In one sense, I’m lucky. Fox News has the resources to support me throughout this fight. I’m grateful for that. But the corporate media companies where I have spent my career are shrinking, while the growth of independent journalism and newsrooms is exploding. Most of these news organizations are small and lack the resources to withstand years of expensive litigation to protect their sources. The PRESS Act, I’m convinced, could be enormously important in preventing these new outlets from being strangled by litigation.

The protection of confidential sources is not about ego, and it doesn’t mean that journalists are somehow above the law. It’s about preserving the tools that shine a light on wrongdoing and hold government officials accountable. No whistleblower, no government insider with firsthand knowledge of corruption and misconduct will come forward without a promise their identity will be protected. In other words, without the promise of confidentiality, a reporter’s investigative toolbox is empty.

The litigation, and especially the contempt ruling, have taken a toll on me and my career. But I’ve come out the other side—bruised, but with a new sense of purpose and clarity. The First Amendment, the protection of confidential sources, and a free press are my guiding principles. 

A few months ago, I had the opportunity to testify before Congress on the subject of press freedom and confidential sources, and in support of the PRESS Act. I told the legislators, “One of our children recently asked me if I would go to jail, if we would lose our house, and if we would lose our family savings to protect my reporting sources. I wanted to answer that, in this country, where we say we value democracy and the role of a vibrant and free press, it was impossible. But I couldn’t offer that assurance.”

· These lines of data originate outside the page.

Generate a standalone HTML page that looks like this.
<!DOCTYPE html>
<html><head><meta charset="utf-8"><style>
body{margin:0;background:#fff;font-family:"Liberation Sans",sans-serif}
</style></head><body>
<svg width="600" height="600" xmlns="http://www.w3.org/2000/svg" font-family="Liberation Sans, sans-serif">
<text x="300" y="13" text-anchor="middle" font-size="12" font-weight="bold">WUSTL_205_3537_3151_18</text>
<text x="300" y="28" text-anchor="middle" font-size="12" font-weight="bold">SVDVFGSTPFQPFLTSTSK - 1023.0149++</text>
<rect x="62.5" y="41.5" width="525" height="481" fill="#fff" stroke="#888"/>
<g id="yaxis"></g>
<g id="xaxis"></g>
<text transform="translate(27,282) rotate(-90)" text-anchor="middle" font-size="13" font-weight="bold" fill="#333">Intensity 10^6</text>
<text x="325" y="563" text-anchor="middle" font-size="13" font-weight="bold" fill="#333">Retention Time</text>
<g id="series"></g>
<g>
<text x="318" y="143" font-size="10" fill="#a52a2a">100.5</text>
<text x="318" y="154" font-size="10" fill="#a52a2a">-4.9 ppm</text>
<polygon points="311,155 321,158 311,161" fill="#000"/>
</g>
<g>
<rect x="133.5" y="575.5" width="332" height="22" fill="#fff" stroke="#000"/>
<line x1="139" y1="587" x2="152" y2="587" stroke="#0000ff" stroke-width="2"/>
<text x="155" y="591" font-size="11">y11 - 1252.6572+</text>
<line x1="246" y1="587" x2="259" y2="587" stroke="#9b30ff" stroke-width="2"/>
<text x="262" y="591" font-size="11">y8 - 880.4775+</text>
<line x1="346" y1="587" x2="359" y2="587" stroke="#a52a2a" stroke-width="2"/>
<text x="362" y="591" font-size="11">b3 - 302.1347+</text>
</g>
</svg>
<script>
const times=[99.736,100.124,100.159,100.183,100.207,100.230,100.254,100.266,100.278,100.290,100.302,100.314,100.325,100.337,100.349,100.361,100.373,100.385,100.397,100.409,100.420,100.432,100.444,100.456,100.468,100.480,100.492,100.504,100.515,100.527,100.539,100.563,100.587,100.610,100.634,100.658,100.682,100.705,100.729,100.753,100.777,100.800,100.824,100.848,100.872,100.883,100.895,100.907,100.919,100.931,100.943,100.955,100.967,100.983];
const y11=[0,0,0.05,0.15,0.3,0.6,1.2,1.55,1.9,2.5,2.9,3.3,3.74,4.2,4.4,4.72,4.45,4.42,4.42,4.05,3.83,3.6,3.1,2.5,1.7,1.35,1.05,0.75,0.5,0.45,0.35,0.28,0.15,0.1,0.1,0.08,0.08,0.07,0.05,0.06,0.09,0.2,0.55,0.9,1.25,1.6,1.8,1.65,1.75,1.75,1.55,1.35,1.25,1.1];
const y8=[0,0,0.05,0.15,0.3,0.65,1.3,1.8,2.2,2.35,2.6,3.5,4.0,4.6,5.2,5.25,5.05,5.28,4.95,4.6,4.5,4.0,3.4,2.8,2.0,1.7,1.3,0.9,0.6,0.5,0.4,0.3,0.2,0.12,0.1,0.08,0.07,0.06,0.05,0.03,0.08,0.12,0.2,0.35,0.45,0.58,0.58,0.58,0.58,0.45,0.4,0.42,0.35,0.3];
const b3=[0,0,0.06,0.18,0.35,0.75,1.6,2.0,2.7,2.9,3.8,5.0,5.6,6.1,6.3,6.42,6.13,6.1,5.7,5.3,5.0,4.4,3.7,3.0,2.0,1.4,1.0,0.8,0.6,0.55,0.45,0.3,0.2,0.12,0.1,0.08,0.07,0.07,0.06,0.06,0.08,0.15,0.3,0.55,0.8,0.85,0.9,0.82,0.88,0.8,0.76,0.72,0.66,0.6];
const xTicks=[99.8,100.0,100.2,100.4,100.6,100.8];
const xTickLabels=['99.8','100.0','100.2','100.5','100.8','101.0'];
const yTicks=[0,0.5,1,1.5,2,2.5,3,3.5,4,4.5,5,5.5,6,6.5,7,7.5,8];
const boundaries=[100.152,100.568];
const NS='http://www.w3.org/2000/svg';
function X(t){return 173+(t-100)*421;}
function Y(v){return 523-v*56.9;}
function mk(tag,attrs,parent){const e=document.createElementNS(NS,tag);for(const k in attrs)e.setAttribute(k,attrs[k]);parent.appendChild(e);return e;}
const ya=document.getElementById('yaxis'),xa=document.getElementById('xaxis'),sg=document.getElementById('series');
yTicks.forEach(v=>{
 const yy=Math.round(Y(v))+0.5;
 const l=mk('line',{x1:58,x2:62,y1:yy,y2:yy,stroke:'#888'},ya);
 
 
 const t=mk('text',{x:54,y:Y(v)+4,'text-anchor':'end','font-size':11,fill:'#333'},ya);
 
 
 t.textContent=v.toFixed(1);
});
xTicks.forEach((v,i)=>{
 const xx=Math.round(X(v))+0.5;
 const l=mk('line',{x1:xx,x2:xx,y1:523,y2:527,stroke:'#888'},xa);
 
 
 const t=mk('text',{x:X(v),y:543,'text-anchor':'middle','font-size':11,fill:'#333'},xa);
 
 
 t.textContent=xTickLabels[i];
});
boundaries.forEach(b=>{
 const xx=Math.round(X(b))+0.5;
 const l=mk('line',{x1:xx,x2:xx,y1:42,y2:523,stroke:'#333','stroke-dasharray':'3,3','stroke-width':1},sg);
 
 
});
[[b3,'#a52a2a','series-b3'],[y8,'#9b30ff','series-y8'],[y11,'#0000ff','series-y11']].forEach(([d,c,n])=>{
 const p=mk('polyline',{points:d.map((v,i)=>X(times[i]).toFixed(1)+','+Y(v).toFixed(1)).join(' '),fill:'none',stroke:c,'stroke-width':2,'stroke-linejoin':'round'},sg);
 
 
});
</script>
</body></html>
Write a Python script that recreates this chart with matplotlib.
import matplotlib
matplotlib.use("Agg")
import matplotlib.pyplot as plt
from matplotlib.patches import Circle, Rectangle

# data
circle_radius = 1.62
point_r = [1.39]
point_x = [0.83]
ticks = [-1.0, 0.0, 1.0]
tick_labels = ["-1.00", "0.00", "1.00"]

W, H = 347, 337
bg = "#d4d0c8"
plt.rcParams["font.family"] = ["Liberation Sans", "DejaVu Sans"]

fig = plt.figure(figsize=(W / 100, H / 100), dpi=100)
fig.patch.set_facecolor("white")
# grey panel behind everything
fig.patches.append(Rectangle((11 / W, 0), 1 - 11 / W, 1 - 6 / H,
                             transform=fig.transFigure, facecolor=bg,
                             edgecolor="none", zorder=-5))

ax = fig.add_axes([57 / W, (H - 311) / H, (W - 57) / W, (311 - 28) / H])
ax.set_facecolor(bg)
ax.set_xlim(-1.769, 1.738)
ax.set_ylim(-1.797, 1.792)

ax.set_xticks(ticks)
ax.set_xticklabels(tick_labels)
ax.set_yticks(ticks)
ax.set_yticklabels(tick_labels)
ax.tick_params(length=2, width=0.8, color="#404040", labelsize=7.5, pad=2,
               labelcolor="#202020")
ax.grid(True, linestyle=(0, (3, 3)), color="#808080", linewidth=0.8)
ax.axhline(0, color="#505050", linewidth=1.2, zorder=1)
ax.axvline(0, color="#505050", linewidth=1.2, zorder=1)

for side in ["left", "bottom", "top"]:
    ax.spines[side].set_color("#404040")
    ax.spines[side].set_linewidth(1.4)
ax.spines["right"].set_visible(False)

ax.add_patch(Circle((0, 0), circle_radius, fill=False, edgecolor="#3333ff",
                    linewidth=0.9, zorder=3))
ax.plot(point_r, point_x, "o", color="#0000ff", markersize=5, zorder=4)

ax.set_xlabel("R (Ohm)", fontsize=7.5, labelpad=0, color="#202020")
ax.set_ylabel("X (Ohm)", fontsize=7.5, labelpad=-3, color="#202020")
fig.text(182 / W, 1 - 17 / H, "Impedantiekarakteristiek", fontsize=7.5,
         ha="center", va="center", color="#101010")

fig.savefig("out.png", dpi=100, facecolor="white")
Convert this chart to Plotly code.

Our son told me, in a matter-of-fact tone, “to do what it takes,” and he offered reassurance. “I’ve got your back.” I testified that if a teenager can understand the importance of the PRESS Act, surely the Senate can advance the bill and the president can sign it. As we head into the next presidential election, the PRESS Act may be the one issue that can unite both parties. 

I hope that I am the last journalist who has to spend two years or more in federal court defending confidential sources against the threat of contempt sanctions. If we want to preserve robust investigative journalism in the United States, I believe the PRESS Act is the hill to die on.